- _Set problem_:
Leave out the images; return the rest of the data exactly.

- _Recorded data_:
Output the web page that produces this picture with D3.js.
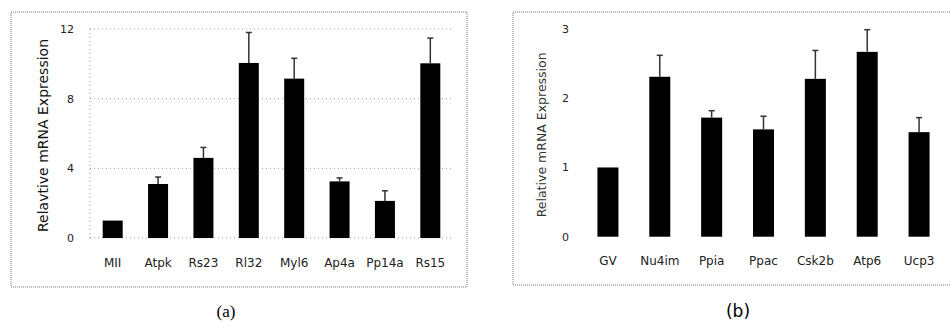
<!DOCTYPE html>
<html>
<head>
<meta charset="utf-8">
<script src="https://cdn.jsdelivr.net/npm/d3@7"></script>
<style>
  body { margin: 0; background: white; }
  svg { display: block; }
</style>
</head>
<body>
<script>
/*** Data ***/

// panel (a)
let genesA = ['MII', 'Atpk', 'Rs23', 'Rl32', 'Myl6', 'Ap4a', 'Pp14a', 'Rs15']
let meanA = [1.0, 3.1, 4.6, 10.05, 9.15, 3.25, 2.13, 10.03]
let errA = [0, 0.4, 0.6, 1.75, 1.17, 0.2, 0.58, 1.45]
let ticksA = [0, 4, 8, 12]

// panel (b)
let genesB = ['GV', 'Nu4im', 'Ppia', 'Ppac', 'Csk2b', 'Atp6', 'Ucp3']
let meanB = [1.0, 2.31, 1.72, 1.55, 2.28, 2.67, 1.51]
let errB = [0, 0.31, 0.1, 0.19, 0.41, 0.32, 0.21]
let ticksB = [0, 1, 2, 3]

const svgWidth = 951
const svgHeight = 324

let svg = d3.select('body')
    .append('svg')
    .attr('width', svgWidth)
    .attr('height', svgHeight)

const sans = "'DejaVu Sans', sans-serif"

function drawPanel(opt) {
    let rows = opt.genes.map((g, i) => ({gene: g, mean: opt.mean[i], err: opt.err[i]}))

    // dotted outer frame
    svg.append('rect')
        .attr('x', opt.frame[0]).attr('y', opt.frame[1])
        .attr('width', opt.frame[2]).attr('height', opt.frame[3])
        .attr('fill', 'none')
        .attr('stroke', '#777')
        .attr('stroke-width', 1)
        .attr('stroke-dasharray', '1,1')

    let yScale = d3.scaleLinear()
        .domain([0, opt.max])
        .range([opt.bottom, opt.top])

    let xScale = d3.scaleBand()
        .domain(opt.genes)
        .range([opt.left, opt.right])

    // gridlines
    if (opt.grid) {
        svg.append('g')
            .selectAll('line')
            .data(opt.ticks.filter(t => t > 0))
            .enter()
            .append('line')
            .attr('x1', opt.left).attr('x2', opt.right)
            .attr('y1', d => yScale(d)).attr('y2', d => yScale(d))
            .attr('stroke', '#999')
            .attr('stroke-dasharray', '1,3')
        svg.append('line')
            .attr('x1', opt.left).attr('x2', opt.left)
            .attr('y1', opt.top).attr('y2', opt.bottom)
            .attr('stroke', '#999')
            .attr('stroke-dasharray', '1,3')
        svg.append('line')
            .attr('x1', opt.left).attr('x2', opt.right)
            .attr('y1', opt.bottom).attr('y2', opt.bottom)
            .attr('stroke', '#999')
            .attr('stroke-dasharray', '1,3')
    }

    // y axis (labels only)
    let leftAxis = d3.axisLeft(yScale)
        .tickValues(opt.ticks)
        .tickFormat(d3.format('d'))
        .tickSize(0)
        .tickPadding(opt.tickPad)
    let yAxis = svg.append('g')
        .attr('transform', `translate(${opt.left}, 0)`)
        .call(leftAxis)
    yAxis.select('path').remove()
    yAxis.selectAll('text')
        .style('font-family', sans)
        .style('font-size', '11px')
        .attr('fill', '#222')

    // bars
    let bw = opt.barWidth
    svg.append('g')
        .selectAll('rect')
        .data(rows)
        .enter()
        .append('rect')
        .attr('x', d => xScale(d.gene) + xScale.bandwidth() / 2 - bw / 2)
        .attr('y', d => yScale(d.mean))
        .attr('width', bw)
        .attr('height', d => opt.bottom - yScale(d.mean))
        .attr('fill', 'black')

    // error bars (upper only)
    let eb = svg.append('g')
        .selectAll('g')
        .data(rows.filter(d => d.err > 0))
        .enter()
        .append('g')
    eb.append('line')
        .attr('x1', d => xScale(d.gene) + xScale.bandwidth() / 2)
        .attr('x2', d => xScale(d.gene) + xScale.bandwidth() / 2)
        .attr('y1', d => yScale(d.mean))
        .attr('y2', d => yScale(d.mean + d.err))
        .attr('stroke', '#333')
        .attr('stroke-width', 1.5)
    eb.append('line')
        .attr('x1', d => xScale(d.gene) + xScale.bandwidth() / 2 - 3)
        .attr('x2', d => xScale(d.gene) + xScale.bandwidth() / 2 + 3)
        .attr('y1', d => yScale(d.mean + d.err))
        .attr('y2', d => yScale(d.mean + d.err))
        .attr('stroke', '#333')
        .attr('stroke-width', 1.5)

    // x labels
    let bottomAxis = d3.axisBottom(xScale)
        .tickSize(0)
        .tickPadding(opt.xPad)
    let xAxis = svg.append('g')
        .attr('transform', `translate(0, ${opt.bottom})`)
        .call(bottomAxis)
    xAxis.select('path').remove()
    xAxis.selectAll('text')
        .style('font-family', sans)
        .style('font-size', '12px')
        .attr('fill', '#222')

    // y axis title
    svg.append('text')
        .attr('transform', `translate(${opt.titleX}, ${(opt.top + opt.bottom) / 2 + 2}) rotate(-90)`)
        .style('text-anchor', 'middle')
        .style('font-family', sans)
        .style('font-size', opt.titleSize)
        .attr('fill', opt.titleColor)
        .text(opt.title)

    // caption
    svg.append('text')
        .attr('x', opt.capX)
        .attr('y', 317)
        .style('text-anchor', 'middle')
        .style('font-family', opt.capFont)
        .style('font-size', '17px')
        .text(opt.caption)
}

drawPanel({
    genes: genesA, mean: meanA, err: errA, ticks: ticksA, max: 12,
    frame: [11, 12, 456, 275],
    left: 90, right: 453, top: 29, bottom: 238,
    barWidth: 20, grid: true, tickPad: 16, xPad: 20,
    title: 'Relavtive mRNA Expression', titleX: 48, titleSize: '14px', titleColor: '#111',
    caption: '(a)', capX: 226, capFont: "'Liberation Serif', serif"
})

drawPanel({
    genes: genesB, mean: meanB, err: errB, ticks: ticksB, max: 3,
    frame: [513, 12, 440, 273],
    left: 582, right: 945, top: 29, bottom: 236.7,
    barWidth: 21, grid: false, tickPad: 13, xPad: 20,
    title: 'Relative mRNA Expression', titleX: 546, titleSize: '12.5px', titleColor: '#333',
    caption: '(b)', capX: 738, capFont: "'DejaVu Sans', sans-serif"
})
</script>
</body>
</html>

- _Written answer_:
Output the web page that produces this picture with D3.js.
<!DOCTYPE html>
<html>
<head>
<meta charset="utf-8">
<script src="https://cdn.jsdelivr.net/npm/d3@7"></script>
<style>
  body { margin: 0; background: white; }
  svg { display: block; }
</style>
</head>
<body>
<script>
/*** Data ***/

// panel (a)
let genesA = ['MII', 'Atpk', 'Rs23', 'Rl32', 'Myl6', 'Ap4a', 'Pp14a', 'Rs15']
let meanA = [1.0, 3.1, 4.6, 10.05, 9.15, 3.25, 2.13, 10.03]
let errA = [0, 0.4, 0.6, 1.75, 1.17, 0.2, 0.58, 1.45]
let ticksA = [0, 4, 8, 12]

// panel (b)
let genesB = ['GV', 'Nu4im', 'Ppia', 'Ppac', 'Csk2b', 'Atp6', 'Ucp3']
let meanB = [1.0, 2.31, 1.72, 1.55, 2.28, 2.67, 1.51]
let errB = [0, 0.31, 0.1, 0.19, 0.41, 0.32, 0.21]
let ticksB = [0, 1, 2, 3]

const svgWidth = 951
const svgHeight = 324

let svg = d3.select('body')
    .append('svg')
    .attr('width', svgWidth)
    .attr('height', svgHeight)

const sans = "'DejaVu Sans', sans-serif"

function drawPanel(opt) {
    let rows = opt.genes.map((g, i) => ({gene: g, mean: opt.mean[i], err: opt.err[i]}))

    // dotted outer frame
    svg.append('rect')
        .attr('x', opt.frame[0]).attr('y', opt.frame[1])
        .attr('width', opt.frame[2]).attr('height', opt.frame[3])
        .attr('fill', 'none')
        .attr('stroke', '#777')
        .attr('stroke-width', 1)
        .attr('stroke-dasharray', '1,1')

    let yScale = d3.scaleLinear()
        .domain([0, opt.max])
        .range([opt.bottom, opt.top])

    let xScale = d3.scaleBand()
        .domain(opt.genes)
        .range([opt.left, opt.right])

    // gridlines
    if (opt.grid) {
        svg.append('g')
            .selectAll('line')
            .data(opt.ticks.filter(t => t > 0))
            .enter()
            .append('line')
            .attr('x1', opt.left).attr('x2', opt.right)
            .attr('y1', d => yScale(d)).attr('y2', d => yScale(d))
            .attr('stroke', '#999')
            .attr('stroke-dasharray', '1,3')
        svg.append('line')
            .attr('x1', opt.left).attr('x2', opt.left)
            .attr('y1', opt.top).attr('y2', opt.bottom)
            .attr('stroke', '#999')
            .attr('stroke-dasharray', '1,3')
        svg.append('line')
            .attr('x1', opt.left).attr('x2', opt.right)
            .attr('y1', opt.bottom).attr('y2', opt.bottom)
            .attr('stroke', '#999')
            .attr('stroke-dasharray', '1,3')
    }

    // y axis (labels only)
    let leftAxis = d3.axisLeft(yScale)
        .tickValues(opt.ticks)
        .tickFormat(d3.format('d'))
        .tickSize(0)
        .tickPadding(opt.tickPad)
    let yAxis = svg.append('g')
        .attr('transform', `translate(${opt.left}, 0)`)
        .call(leftAxis)
    yAxis.select('path').remove()
    yAxis.selectAll('text')
        .style('font-family', sans)
        .style('font-size', '11px')
        .attr('fill', '#222')

    // bars
    let bw = opt.barWidth
    svg.append('g')
        .selectAll('rect')
        .data(rows)
        .enter()
        .append('rect')
        .attr('x', d => xScale(d.gene) + xScale.bandwidth() / 2 - bw / 2)
        .attr('y', d => yScale(d.mean))
        .attr('width', bw)
        .attr('height', d => opt.bottom - yScale(d.mean))
        .attr('fill', 'black')

    // error bars (upper only)
    let eb = svg.append('g')
        .selectAll('g')
        .data(rows.filter(d => d.err > 0))
        .enter()
        .append('g')
    eb.append('line')
        .attr('x1', d => xScale(d.gene) + xScale.bandwidth() / 2)
        .attr('x2', d => xScale(d.gene) + xScale.bandwidth() / 2)
        .attr('y1', d => yScale(d.mean))
        .attr('y2', d => yScale(d.mean + d.err))
        .attr('stroke', '#333')
        .attr('stroke-width', 1.5)
    eb.append('line')
        .attr('x1', d => xScale(d.gene) + xScale.bandwidth() / 2 - 3)
        .attr('x2', d => xScale(d.gene) + xScale.bandwidth() / 2 + 3)
        .attr('y1', d => yScale(d.mean + d.err))
        .attr('y2', d => yScale(d.mean + d.err))
        .attr('stroke', '#333')
        .attr('stroke-width', 1.5)

    // x labels
    let bottomAxis = d3.axisBottom(xScale)
        .tickSize(0)
        .tickPadding(opt.xPad)
    let xAxis = svg.append('g')
        .attr('transform', `translate(0, ${opt.bottom})`)
        .call(bottomAxis)
    xAxis.select('path').remove()
    xAxis.selectAll('text')
        .style('font-family', sans)
        .style('font-size', '12px')
        .attr('fill', '#222')

    // y axis title
    svg.append('text')
        .attr('transform', `translate(${opt.titleX}, ${(opt.top + opt.bottom) / 2 + 2}) rotate(-90)`)
        .style('text-anchor', 'middle')
        .style('font-family', sans)
        .style('font-size', opt.titleSize)
        .attr('fill', opt.titleColor)
        .text(opt.title)

    // caption
    svg.append('text')
        .attr('x', opt.capX)
        .attr('y', 317)
        .style('text-anchor', 'middle')
        .style('font-family', opt.capFont)
        .style('font-size', '17px')
        .text(opt.caption)
}

drawPanel({
    genes: genesA, mean: meanA, err: errA, ticks: ticksA, max: 12,
    frame: [11, 12, 456, 275],
    left: 90, right: 453, top: 29, bottom: 238,
    barWidth: 20, grid: true, tickPad: 16, xPad: 20,
    title: 'Relavtive mRNA Expression', titleX: 48, titleSize: '14px', titleColor: '#111',
    caption: '(a)', capX: 226, capFont: "'Liberation Serif', serif"
})

drawPanel({
    genes: genesB, mean: meanB, err: errB, ticks: ticksB, max: 3,
    frame: [513, 12, 440, 273],
    left: 582, right: 945, top: 29, bottom: 236.7,
    barWidth: 21, grid: false, tickPad: 13, xPad: 20,
    title: 'Relative mRNA Expression', titleX: 546, titleSize: '12.5px', titleColor: '#333',
    caption: '(b)', capX: 738, capFont: "'DejaVu Sans', sans-serif"
})
</script>
</body>
</html>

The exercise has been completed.